Montañés y Fernández nos enseñan a través de su obra la esencia última del arte barroco, que es un anhelo de infinitud y trascendencia desde la conciencia de nuestra finitud y debilidad terrenales; una contradicción aparente que a veces se resuelve de forma tortuosa y desaforada y otras con una serenidad dulcísima. Esa tensión interior nunca el arte había sido capaz de plasmarla antes; y sospecho que nunca ha sido capaz de plasmarla después (pues a medida que el arte se ‘desbarroquiza’ pierde noción del misterio de nuestra fragilidad anhelante de grandeza).
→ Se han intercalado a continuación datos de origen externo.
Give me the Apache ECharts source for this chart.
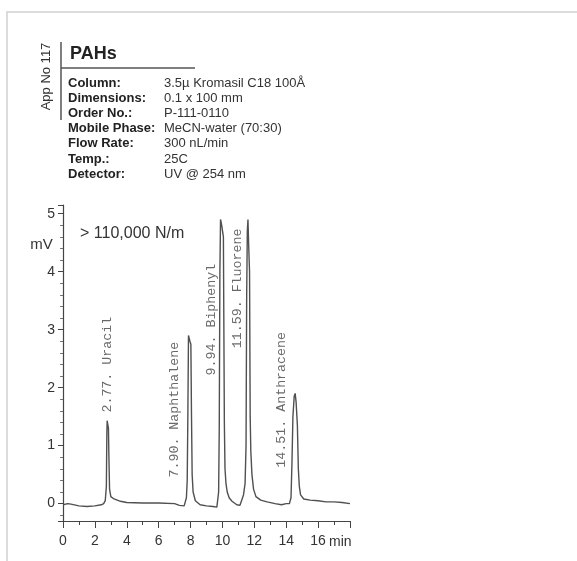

Frente a los arquetipos idealizados del Renacimiento, el arte barroco fija su atención en cada figura humana, en cada acción humana, en cada gesto humano, con exagerada y abnegada minucia: la mano que se crispa, recorrida de venas como ríos de lava; la boca que gime como si cantase un himno de gracias; la carne sublimada por el ascetismo o dilacerada por el martirio. Fernández y Montañés, catequistas sublimes de Trento, sabían que en el libre albedrío de cada hombre se dirime su destino; sabían que en las más tristes y mortificantes realidades mundanas anida la Redención; sabían que en la vida que se extingue está prefigurada la Resurrección.

De todo esto nos habla esta exposición grandiosa que muy encarecidamente recomiendo. Afirmaba Leonardo Castellani que «la nación que pierde el sentido de lo sacro está perdida»; y añadía que «el sentido de lo sacro no es la religión sino algo anterior a ella; en el cual ella se encarna y a la vez lo estructura, en relación de materia y forma». La pérdida de este sentido de lo sacro dificulta sobremanera –o más bien torna imposible– el entendimiento de las realidades naturales, que despojadas de su entraña e inspiración sagradas se vuelven antinaturales, según la divulgada sentencia chestertoniana. Y así, cuando uno abandona la catedral de Valladolid, entiende perfectamente por qué el arte de nuestra época es un arte antinatural y fiambre.